« Nous allons dans le mur! » « C’est la crise ! » Jour après jour, pour ne pas dire heure après heure, qui peut rester insensible à ce murmure généralisé ? Nous ne regardons pas au-devant, trop persuadés d’aller à la catastrophe, et d’autant plus certains d’y courir que nous gardons les yeux sur le guidon. Enchaînement implacable, en effet.

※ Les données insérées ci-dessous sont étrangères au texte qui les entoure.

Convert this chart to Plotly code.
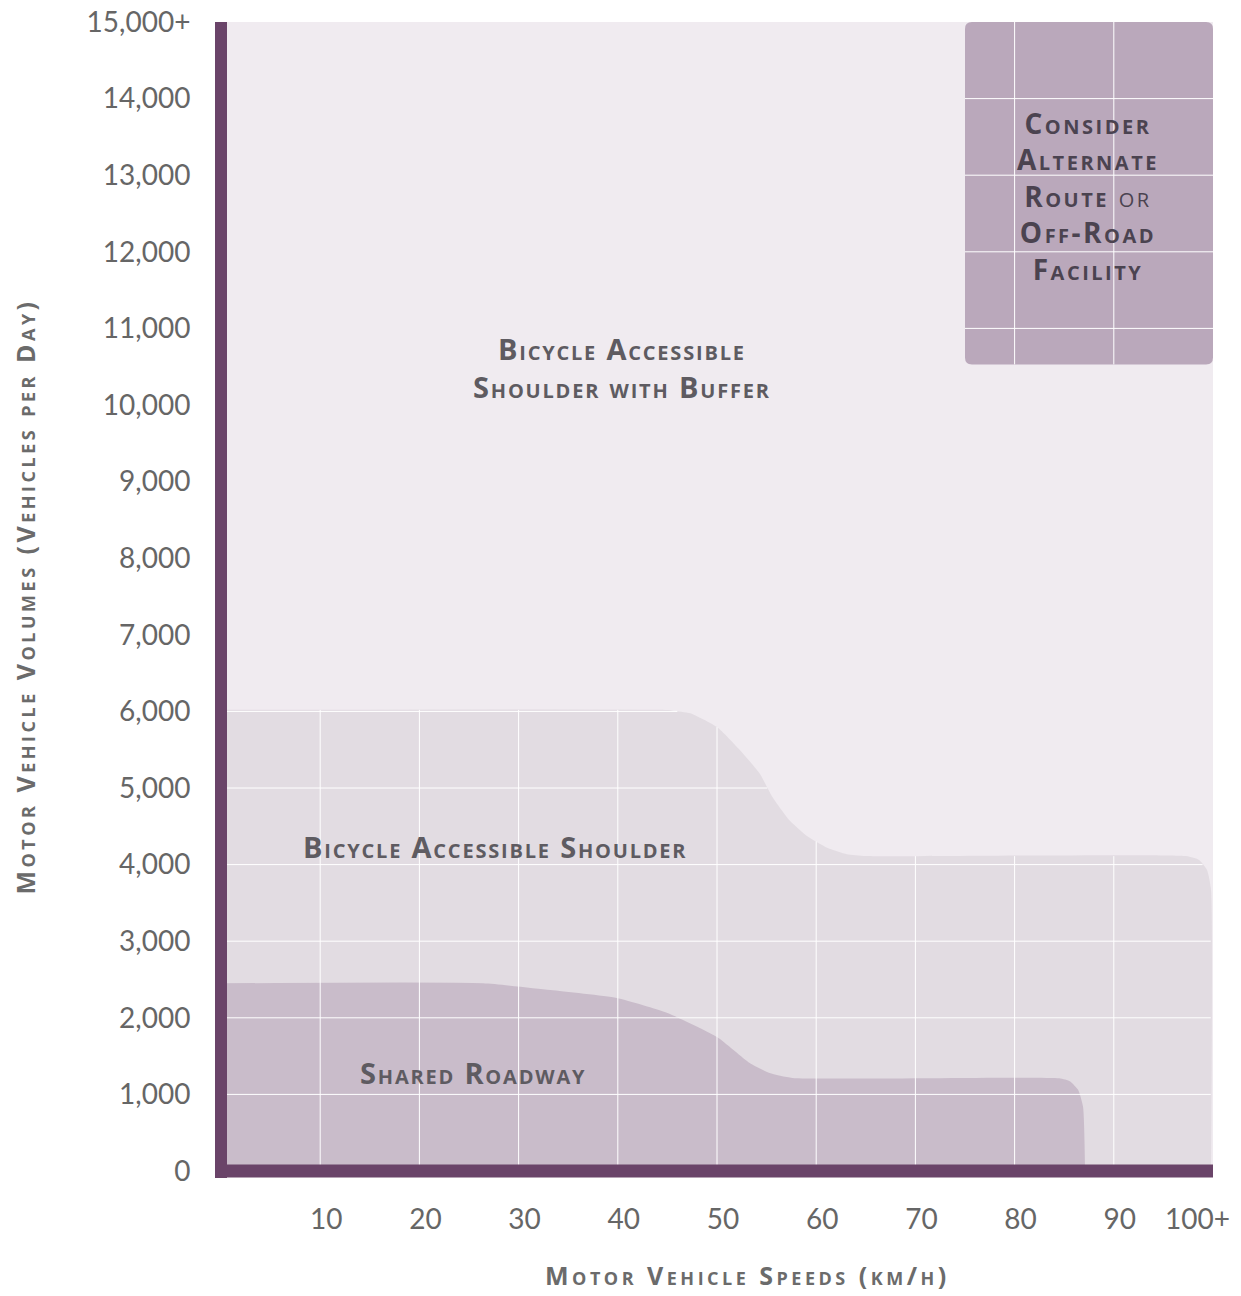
import numpy as np
import plotly.graph_objects as go

# Boundaries (speed in km/h, volume in vehicles per day)
SHOULDER_SPEED = [0, 44.5, 45.5, 47.3, 50.0, 52.3, 54.3, 55.6, 57.3, 59.1, 61.1, 63.1, 65.0,
                  97.3, 98.6, 99.4, 99.8, 99.8]
SHOULDER_VOLUME = [6020, 6020, 6010, 5975, 5795, 5495, 5190, 4880, 4580, 4370, 4220, 4135, 4111,
                   4111, 4060, 3930, 3670, 0]

SHARED_SPEED = [0, 26.4, 33.2, 39.9, 45.0, 50.0, 53.3, 55.3, 57.6, 84.5, 85.6, 86.4, 86.9, 87.1]
SHARED_VOLUME = [2450, 2450, 2362, 2258, 2062, 1749, 1410, 1279, 1215, 1210, 1170, 1060, 840, 0]

ALT_ROUTE_SPEED = [75, 100]
ALT_ROUTE_VOLUME = [10530, 15000]

SPEED_TICKS = [10, 20, 30, 40, 50, 60, 70, 80, 90, 100]
SPEED_LABELS = ["10", "20", "30", "40", "50", "60", "70", "80", "90", "100+"]
VOLUME_TICKS = list(range(0, 15001, 1000))
VOLUME_LABELS = [f"{v:,}" for v in VOLUME_TICKS[:-1]] + ["15,000+"]

BG = "#F0EBF0"
SHOULDER_COLOR = "#E2DCE2"
SHARED_COLOR = "#C9BCCA"
ALT_COLOR = "#BAA8BB"
AXIS_COLOR = "#6A4469"
LABEL_COLOR = "#5E5B61"
FONT = "'Open Sans', sans-serif"
TICK_FONT = "Lato, 'Open Sans', sans-serif"


def spaced(text, px):
    return f'<span style="letter-spacing:{px}px">{text}</span>'


fig = go.Figure()

fig.add_trace(go.Scatter(
    x=SHOULDER_SPEED, y=SHOULDER_VOLUME, fill="tozeroy", fillcolor=SHOULDER_COLOR,
    mode="lines", line=dict(width=0, shape="spline", smoothing=0.5), hoverinfo="skip",
))
fig.add_trace(go.Scatter(
    x=SHARED_SPEED, y=SHARED_VOLUME, fill="tozeroy", fillcolor=SHARED_COLOR,
    mode="lines", line=dict(width=0, shape="spline", smoothing=0.5), hoverinfo="skip",
))

# alternate-route block: rounded rectangle, corner size ~7px converted to axis units
x0, x1 = ALT_ROUTE_SPEED
y0, y1 = ALT_ROUTE_VOLUME
rx, ry = 0.7, 90
fig.add_shape(
    type="path", xref="x", yref="y", layer="below", fillcolor=ALT_COLOR, line=dict(width=0),
    path=(f"M {x0 + rx},{y0} L {x1 - rx},{y0} Q {x1},{y0} {x1},{y0 + ry} "
          f"L {x1},{y1 - ry} Q {x1},{y1} {x1 - rx},{y1} L {x0 + rx},{y1} "
          f"Q {x0},{y1} {x0},{y1 - ry} L {x0},{y0 + ry} Q {x0},{y0} {x0 + rx},{y0} Z"),
)

# white grid only shows inside the shaded zones, so build the segments from them
xs = np.linspace(0, 100, 4001)
top = np.interp(xs, SHOULDER_SPEED, SHOULDER_VOLUME)
gx, gy = [], []
for t in SPEED_TICKS[:-1]:
    gx += [t, t, None]
    gy += [0, float(np.interp(t, SHOULDER_SPEED, SHOULDER_VOLUME)), None]
    if x0 <= t <= x1:
        gx += [t, t, None]
        gy += [y0, y1, None]
for v in VOLUME_TICKS[1:-1]:
    inside = xs[top >= v]
    if inside.size:
        gx += [0, float(inside.max()), None]
        gy += [v, v, None]
    if y0 <= v <= y1:
        gx += [x0, x1, None]
        gy += [v, v, None]
fig.add_trace(go.Scatter(x=gx, y=gy, mode="lines", line=dict(color="white", width=1),
                         hoverinfo="skip"))

label_font = dict(family=FONT, size=29, color=LABEL_COLOR, weight="bold", variant="small-caps")
fig.add_annotation(x=40.4, y=10490,
                   text=spaced("Bicycle Accessible", 1.8) + "<br>" + spaced("Shoulder with Buffer", 1.8),
                   showarrow=False, font=label_font)
fig.add_annotation(x=27.6, y=4230, text=spaced("Bicycle Accessible Shoulder", 1.8),
                   showarrow=False, font=label_font)
fig.add_annotation(x=25.4, y=1280, text=spaced("Shared Roadway", 1.8),
                   showarrow=False, font=label_font)
box_lines = ["<b>Consider</b>", "<b>Alternate</b>", "<b>Route</b> or", "<b>Off-Road</b>", "<b>Facility</b>"]
fig.add_annotation(x=87.4, y=12725,
                   text="<br>".join(spaced(s, 2.5) for s in box_lines),
                   showarrow=False,
                   font=dict(family=FONT, size=28, color="#4B4350", variant="small-caps"))

title_font = dict(family=FONT, size=25, color="#6B6B6B", weight="bold", variant="small-caps")
tick_font = dict(family=TICK_FONT, size=28, color="#666666")

# the last speed label sits pulled in from the right edge
fig.add_annotation(x=SPEED_TICKS[-1], xref="x", y=0, yref="paper", yanchor="middle",
                   xshift=-16, yshift=-47, text=SPEED_LABELS[-1], showarrow=False, font=tick_font)
# x title is set a little right of the plot centre in the source graphic
fig.add_annotation(x=0.531, xref="paper", y=0, yref="paper", yanchor="middle", yshift=-104,
                   text=spaced("Motor Vehicle Speeds (km/h)", 3.5), showarrow=False, font=title_font)

# thick axis bars sit centred on the zero lines, as in the source graphic
fig.add_shape(type="line", xref="paper", x0=0, x1=0, yref="paper", y0=-0.006, y1=1,
              line=dict(color=AXIS_COLOR, width=12))
fig.add_shape(type="line", yref="paper", y0=0, y1=0, xref="paper", x0=-0.006, x1=1,
              line=dict(color=AXIS_COLOR, width=13))

# the page body adds an 8px offset, so the figure is sized to the remaining window
fig.update_layout(
    width=1233, height=1288,
    margin=dict(l=213, r=28, t=14, b=125),
    paper_bgcolor="white", plot_bgcolor=BG,
    showlegend=False,
    xaxis=dict(
        range=[0, 100], showgrid=False, zeroline=False, automargin=False,
        tickvals=SPEED_TICKS[:-1], ticktext=SPEED_LABELS[:-1], tickfont=tick_font,
        ticks="", ticklabelstandoff=11, ticklabelshift=6,
        showline=True, linecolor="rgba(0,0,0,0)", linewidth=13,
    ),
    yaxis=dict(
        range=[0, 15000], showgrid=False, zeroline=False, automargin=False,
        tickvals=VOLUME_TICKS, ticktext=VOLUME_LABELS, tickfont=tick_font,
        ticks="", ticklabelstandoff=13, ticklabeloverflow="allow",
        showline=True, linecolor="rgba(0,0,0,0)", linewidth=12,
        title=dict(text=spaced("Motor Vehicle Volumes (Vehicles per Day)", 3.5), font=title_font,
                   standoff=50),
    ),
)

fig.write_html("out.html")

Faute de pouvoir envisager le lendemain, on n’a même pas l’envie de l’entrevoir, par peur.
Chacun sait que la politique de l’autruche non seulement n’a aucune vertu stratégique mais n’aboutit qu’à montrer ses fondements à l’ennemi… Nous déplorons donc volontiers que les hommes en place se préoccupent davantage de leur élection ou de leur réélection que d’imaginer et de préparer les temps à venir. C’est vrai que cinq ans, c’est le bout du monde en politique, un délai bien court pour connaître un retour sur investissements. Et que dire de la durée d’une carrière ministérielle, dix-huit mois en moyenne?

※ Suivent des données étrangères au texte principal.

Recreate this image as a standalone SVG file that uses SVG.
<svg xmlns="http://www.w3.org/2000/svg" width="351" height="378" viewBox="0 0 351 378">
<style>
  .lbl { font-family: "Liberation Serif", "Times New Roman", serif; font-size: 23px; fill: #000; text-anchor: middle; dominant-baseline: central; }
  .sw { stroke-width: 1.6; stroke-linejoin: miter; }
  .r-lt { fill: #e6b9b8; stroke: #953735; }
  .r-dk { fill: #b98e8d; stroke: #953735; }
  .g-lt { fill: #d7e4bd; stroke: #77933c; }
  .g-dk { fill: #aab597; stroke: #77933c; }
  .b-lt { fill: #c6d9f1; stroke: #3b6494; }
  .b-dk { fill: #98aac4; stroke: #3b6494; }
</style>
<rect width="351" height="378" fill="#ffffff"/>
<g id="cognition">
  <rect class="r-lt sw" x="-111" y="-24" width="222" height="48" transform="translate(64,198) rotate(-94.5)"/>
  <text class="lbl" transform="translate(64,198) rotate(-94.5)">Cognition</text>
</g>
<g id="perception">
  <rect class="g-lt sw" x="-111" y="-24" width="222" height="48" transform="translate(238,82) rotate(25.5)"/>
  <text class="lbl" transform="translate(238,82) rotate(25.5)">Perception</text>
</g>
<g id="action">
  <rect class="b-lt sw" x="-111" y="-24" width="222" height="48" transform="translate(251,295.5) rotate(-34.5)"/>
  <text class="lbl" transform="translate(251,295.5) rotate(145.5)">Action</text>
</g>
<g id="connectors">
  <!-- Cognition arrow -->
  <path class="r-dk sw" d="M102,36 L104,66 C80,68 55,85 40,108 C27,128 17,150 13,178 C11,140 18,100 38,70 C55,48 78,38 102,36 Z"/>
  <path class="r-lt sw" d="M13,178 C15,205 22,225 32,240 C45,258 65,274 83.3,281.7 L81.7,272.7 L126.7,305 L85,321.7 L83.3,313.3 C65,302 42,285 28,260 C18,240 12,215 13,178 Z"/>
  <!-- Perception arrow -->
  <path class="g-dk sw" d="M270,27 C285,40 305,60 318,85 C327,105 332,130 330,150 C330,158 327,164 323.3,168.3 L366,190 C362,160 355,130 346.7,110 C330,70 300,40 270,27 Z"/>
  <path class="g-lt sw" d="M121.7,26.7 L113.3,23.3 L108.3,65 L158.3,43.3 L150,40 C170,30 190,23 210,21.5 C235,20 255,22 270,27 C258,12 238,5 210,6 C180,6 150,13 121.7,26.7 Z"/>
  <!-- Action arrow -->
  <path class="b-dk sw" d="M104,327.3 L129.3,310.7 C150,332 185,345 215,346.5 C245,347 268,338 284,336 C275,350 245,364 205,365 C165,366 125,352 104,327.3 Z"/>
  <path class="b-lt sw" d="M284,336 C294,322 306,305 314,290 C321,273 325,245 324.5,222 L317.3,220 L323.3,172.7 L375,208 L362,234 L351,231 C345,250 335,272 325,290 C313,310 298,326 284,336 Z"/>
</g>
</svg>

Mais nous nous soumettons tous au « court-termisme », avec ses revers inévitables, perte de sens, voire contresens. Quitte à aller dans le mur, pensent même certains, autant y foncer à pleine vitesse, en se faisant plaisir ! Nous voilà limités au présent, au retour immédiat sur aspirations, plutôt qu’attentifs au futur, prêts à s’attaquer aux enjeux fondamentaux, ce qui demande du temps. Du temps ! C’est insensé ce qu’est devenu notre rapport au temps : nous n’avons jamais travaillé à aussi grande vitesse et, pourtant, nous nous accordons si peu de temps à nous-mêmes. Combien de fois ne regardons-nous pas l’heure dans une journée ? Ne serions-nous pas en train de nous noyer dans l’instantanéité, de nous vendre au plus offrant, au plus rassurant, aux phénomènes de mode, parce que le conformisme peut donner la douce illusion d’un ancrage, le radeau collectif amarré à une opinion en dérive ?

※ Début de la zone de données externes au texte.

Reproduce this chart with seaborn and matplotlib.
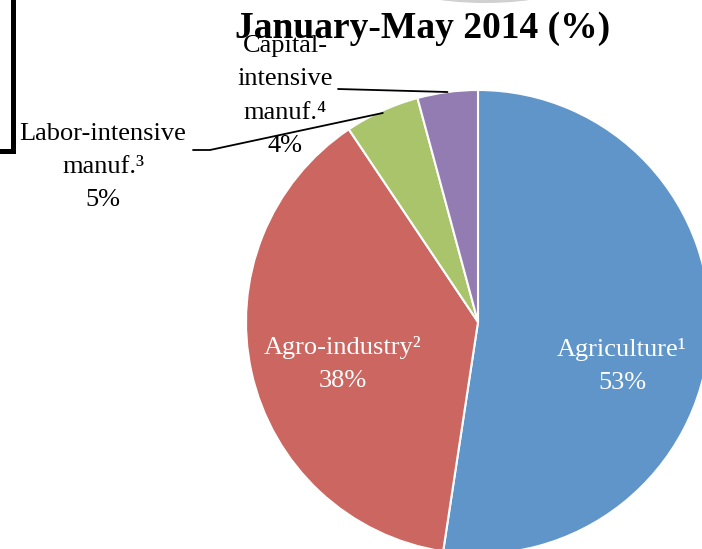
import numpy as np
import matplotlib
matplotlib.use('Agg')
import matplotlib.pyplot as plt
from matplotlib.lines import Line2D
from matplotlib.patches import Ellipse
import seaborn as sns

# ------------------------
# Data
# ------------------------
sectors = ['Agriculture', 'Agro-industry', 'Labor-intensive\nmanuf.', 'Capital-\nintensive\nmanuf.']
notes = ['¹', '²', '³', '⁴']
shares = [52.4, 38.2, 5.2, 4.2]
shown_pct = ['53%', '38%', '5%', '4%']
title = 'January-May 2014 (%)'

colors = sns.color_palette(['#6095c9', '#cc6660', '#a9c46b', '#937cb1'])

sns.set_theme(style='white')
plt.rcParams['font.family'] = ['Liberation Serif', 'DejaVu Serif']

W, H = 702, 549
fig = plt.figure(figsize=(W / 100, H / 100), dpi=100)

# pie centre / radius in pixels
cx, cy, r = 478, 322, 232
ax = fig.add_axes([(cx - r) / W, (H - cy - r) / H, 2 * r / W, 2 * r / H])

wedges, _ = ax.pie(shares, colors=colors, startangle=90, counterclock=False,
                   wedgeprops=dict(edgecolor='white', linewidth=1.5))
ax.set_xlim(-1, 1)
ax.set_ylim(-1, 1)
ax.set_aspect('equal')
ax.axis('off')
for w in wedges:
    w.set_clip_on(False)

def px(x, y):
    # pixel position -> data coords of the pie axes
    return (x - cx) / r, (cy - y) / r

fs = 19
ls = 1.65
# inside labels
for i, pos in [(0, (622, 366)), (1, (343, 364))]:
    lx, ly = px(*pos)
    ax.text(lx, ly, sectors[i] + notes[i] + '\n' + shown_pct[i], color='white',
            ha='center', va='center', fontsize=fs, linespacing=ls)

# outside labels with leader lines
def mid_point(w, rad=0.99):
    a = np.deg2rad((w.theta1 + w.theta2) / 2)
    return rad * np.cos(a), rad * np.sin(a)

lx, ly = px(103, 167)
ax.text(lx, ly, sectors[2] + notes[2] + '\n' + shown_pct[2], ha='center', va='center',
        fontsize=fs, linespacing=ls, color='black')
ex, ey = mid_point(wedges[2])
x0, y0 = px(193, 150)
x1, _ = px(210, 150)
ax.plot([x0, x1, ex], [y0, y0, ey], color='black', lw=1.3, clip_on=False)

lx, ly = px(285, 96)
ax.text(lx, ly, sectors[3] + notes[3] + '\n' + shown_pct[3], ha='center', va='center',
        fontsize=fs, linespacing=ls, color='black')
ex, ey = mid_point(wedges[3], 1.0)
x0, y0 = px(338, 89)
ax.plot([x0, ex], [y0, ey], color='black', lw=1.3, clip_on=False)

# shadow of the box above
fig.add_artist(Ellipse((485, H + 17), 170, 40, transform=None,
                       facecolor='#d0d0d0', edgecolor='none', zorder=0))
fig.add_artist(Ellipse((485, H + 19), 140, 36, transform=None,
                       facecolor='#f0f0f0', edgecolor='none', zorder=0))

# title
fig.text(423 / W, 1 - 29 / H, title, ha='center', va='center', fontsize=27,
         fontweight='bold', color='black')

# frame edge of neighbouring box
fig.add_artist(Line2D([13 / W, 13 / W, 0], [1.0, 1 - 151 / H, 1 - 151 / H],
                      color='black', lw=3.6, solid_joinstyle='miter'))

fig.savefig('out.png', dpi=100)
plt.close(fig)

Nous sommes tous conscients que cette navigation ne peut conduire qu’au naufrage, mais comment faire autrement lorsque l’on ne voit pas vers quel port faire voile, ni quelle direction prendre pour avoir une chance de l’atteindre ? Sans cap, sans objectif porteur d’espoir, nous n’appréhendons qu’un horizon bien sombre, et nous devinons que, privé des lumières de l’esprit et de la foi, l’homme ne pourra ainsi accéder à un quelconque accomplissement.